That's right for comparison between buffered write against RWF_DONTCACHE.
But what I meant in above was for the improvement from 1179 MB/s to 1453
MB/s could be accounted to less contention on xa_lock on patched version
v/s unpatched version for single write sequential testcase.

> You're right though. I'll plan to play around with perf and see if I
> can confirm the theory.
>

Yes, thanks, that will be nice to have!

-ritesh


^ permalink raw reply	[flat|nested] 15+ messages in thread

* Re: [PATCH 1/4] mm: fix IOCB_DONTCACHE write performance with rate-limited writeback
  2026-04-01 19:10 ` [PATCH 1/4] mm: fix IOCB_DONTCACHE write performance with rate-limited writeback Jeff Layton
  2026-04-02  4:43   ` Ritesh Harjani
@ 2026-04-02  5:21   ` Christoph Hellwig
  2026-04-02 12:28     ` Jeff Layton
  1 sibling, 1 reply; 15+ messages in thread
From: Christoph Hellwig @ 2026-04-02  5:21 UTC (permalink / raw)
  To: Jeff Layton
  Cc: Alexander Viro, Christian Brauner, Jan Kara,
	Matthew Wilcox (Oracle), Andrew Morton, David Hildenbrand,
	Lorenzo Stoakes, Liam R. Howlett, Vlastimil Babka, Mike Rapoport,
	Suren Baghdasaryan, Michal Hocko, Mike Snitzer, Chuck Lever,
	linux-fsdevel, linux-kernel, linux-nfs, linux-mm

On Wed, Apr 01, 2026 at 03:10:58PM -0400, Jeff Layton wrote:
> IOCB_DONTCACHE calls filemap_flush_range() with nr_to_write=LONG_MAX
> on every write, which flushes all dirty pages in the written range.
>
> Under concurrent writers this creates severe serialization on the
> writeback submission path, causing throughput to collapse to ~47% of
> buffered I/O with multi-second tail latency.  Even single-client
> sequential writes suffer: on a 512GB file with 256GB RAM, the
> aggressive flushing triggers dirty throttling that limits throughput
> to 575 MB/s vs 1442 MB/s with rate-limited writeback.

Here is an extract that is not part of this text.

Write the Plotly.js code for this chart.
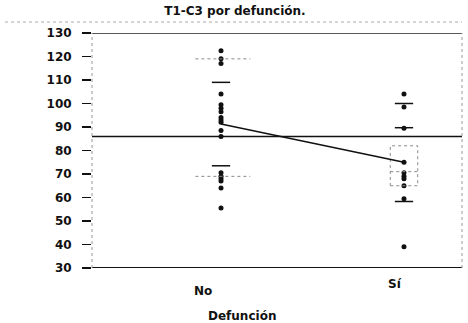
<!DOCTYPE html>
<html>
<head>
<meta charset="utf-8">
<script src="https://cdn.plot.ly/plotly-3.0.1.min.js"></script>
<style>html,body{margin:0;padding:0;background:#fff;}#chart{width:468px;height:323px;}</style>
</head>
<body>
<div id="chart"></div>
<script>
// ---- data ----
const categories = ["No", "Sí"];
const noValues = [122.5, 119, 117, 104, 99.5, 98, 96.5, 94, 93, 92, 88.5, 86, 70.5, 69, 68, 67, 64, 55.5];
const siValues = [104, 98.5, 89.5, 75, 70.5, 69, 68, 65, 59.5, 39];
const means = [91.3, 75.0];
const grandMean = 86;
const ciCaps = [[109, 73.5], [100, 89.7, 58.3]];     // short solid dashes
const wideDotted = [[119, 69], []];                   // wide dotted lines
const siBox = [65, 71, 82];                           // dotted box for "Sí" (low, mid, high)
const yTicks = [30, 40, 50, 60, 70, 80, 90, 100, 110, 120, 130];

const FONT = "DejaVu Sans, Liberation Sans, Arial, sans-serif";
const traces = [];
const xs = [1, 2];

// individual values
[noValues, siValues].forEach((vals, i) => {
  traces.push({
    type: "scatter", mode: "markers",
    x: vals.map(() => xs[i]), y: vals,
    marker: {color: "#111", size: 5, symbol: "circle"},
    hoverinfo: "y", showlegend: false
  });
});

// wide dotted lines
wideDotted.forEach((vals, i) => {
  vals.forEach(v => {
    traces.push({type: "scatter", mode: "lines", x: [xs[i] - 0.14, xs[i] + 0.16], y: [v, v],
      line: {color: "#8a8a8a", width: 1, dash: "dot"}, hoverinfo: "skip", showlegend: false});
  });
});

// dotted box (Sí)
(function () {
  const c = xs[1], w = 0.075;
  traces.push({type: "scatter", mode: "lines",
    x: [c - w, c + w, c + w, c - w, c - w], y: [siBox[0], siBox[0], siBox[2], siBox[2], siBox[0]],
    line: {color: "#8a8a8a", width: 1, dash: "dot"}, hoverinfo: "skip", showlegend: false});
  traces.push({type: "scatter", mode: "lines", x: [c - w, c + w], y: [siBox[1], siBox[1]],
    line: {color: "#8a8a8a", width: 1, dash: "dot"}, hoverinfo: "skip", showlegend: false});
})();

// short solid caps
ciCaps.forEach((vals, i) => {
  vals.forEach(v => {
    traces.push({type: "scatter", mode: "lines", x: [xs[i] - 0.05, xs[i] + 0.05], y: [v, v],
      line: {color: "#111", width: 1.5}, hoverinfo: "skip", showlegend: false});
  });
});

// mean connect line
traces.push({type: "scatter", mode: "lines", x: xs, y: means,
  line: {color: "#111", width: 1.5}, hoverinfo: "y", showlegend: false});

const layout = {
  width: 468, height: 323,
  margin: {l: 92, r: 6, t: 33, b: 55},
  paper_bgcolor: "#fff", plot_bgcolor: "#fff",
  font: {family: FONT, color: "#111"},
  title: {text: "T1-C3 por defunción.", x: 0.502, xanchor: "center", y: 1 - 11 / 323, yanchor: "middle",
    font: {family: FONT, size: 12, weight: "bold", color: "#111"}},
  xaxis: {range: [0.295, 2.317], showticklabels: false, ticks: "", showgrid: false, zeroline: false, showline: false, fixedrange: true},
  yaxis: {range: [30, 130], tickvals: yTicks, ticktext: yTicks.map(String), ticks: "outside", ticklen: 9, tickwidth: 1.5, tickcolor: "#111",
    ticklabelstandoff: 8,
    tickfont: {family: FONT, size: 12, weight: "bold", color: "#111"},
    showgrid: false, zeroline: false, showline: false, fixedrange: true},
  shapes: [
    {type: "line", xref: "paper", yref: "y", x0: 0, x1: 1, y0: grandMean, y1: grandMean, line: {color: "#111", width: 1.5}},
    {type: "line", xref: "paper", yref: "y", x0: 0, x1: 1, y0: 130, y1: 130, line: {color: "#222", width: 1.5}},
    {type: "line", xref: "paper", yref: "y", x0: 0, x1: 1, y0: 30, y1: 30, line: {color: "#111", width: 2}},
    {type: "line", xref: "paper", yref: "y", x0: 0, x1: 0, y0: 30, y1: 130, line: {color: "#999", width: 1, dash: "dot"}},
    {type: "line", xref: "paper", yref: "y", x0: 1, x1: 1, y0: 30, y1: 130, line: {color: "#999", width: 1, dash: "dot"}},
    {type: "line", xref: "paper", yref: "paper", x0: -0.235, x1: 1, y0: 1 + 11 / 235, y1: 1 + 11 / 235, line: {color: "#aaa", width: 1, dash: "dot"}}
  ],
  annotations: [
    {text: categories[0], xref: "x", yref: "paper", x: xs[0], y: -23 / 235, xshift: -18, showarrow: false,
      xanchor: "center", yanchor: "middle", font: {family: FONT, size: 12, weight: "bold", color: "#111"}},
    {text: categories[1], xref: "x", yref: "paper", x: xs[1], y: -16 / 235, xshift: -9, showarrow: false,
      xanchor: "center", yanchor: "middle", font: {family: FONT, size: 12, weight: "bold", color: "#111"}},
    {text: "Defunción", xref: "paper", yref: "paper", x: (242 - 92) / 370, y: -48 / 235, showarrow: false,
      xanchor: "center", yanchor: "middle", font: {family: FONT, size: 12, weight: "bold", color: "#111"}}
  ]
};

Plotly.newPlot("chart", traces, layout, {staticPlot: true, displayModeBar: false});
</script>
</body>
</html>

I'm not sure the first how you think the first paragraph relate to
the second.

> Replace the filemap_flush_range() call in generic_write_sync() with a
> new filemap_dontcache_writeback_range() that uses two rate-limiting
> mechanisms:
> 
>   1. Skip-if-busy: check mapping_tagged(PAGECACHE_TAG_WRITEBACK)
>      before flushing.  If writeback is already in progress on the
>      mapping, skip the flush entirely.  This eliminates writeback
>      submission contention between concurrent writers.

Makes sense.

>   2. Proportional cap: when flushing does occur, cap nr_to_write to
>      the number of pages just written.  This prevents any single
>      write from triggering a large flush that would starve concurrent
>      readers.

This doesn't make any sense at all.
filemap_flush_range/filemap_writeback always caps the number of written
pages to the range passed in.  What do you think is the change here?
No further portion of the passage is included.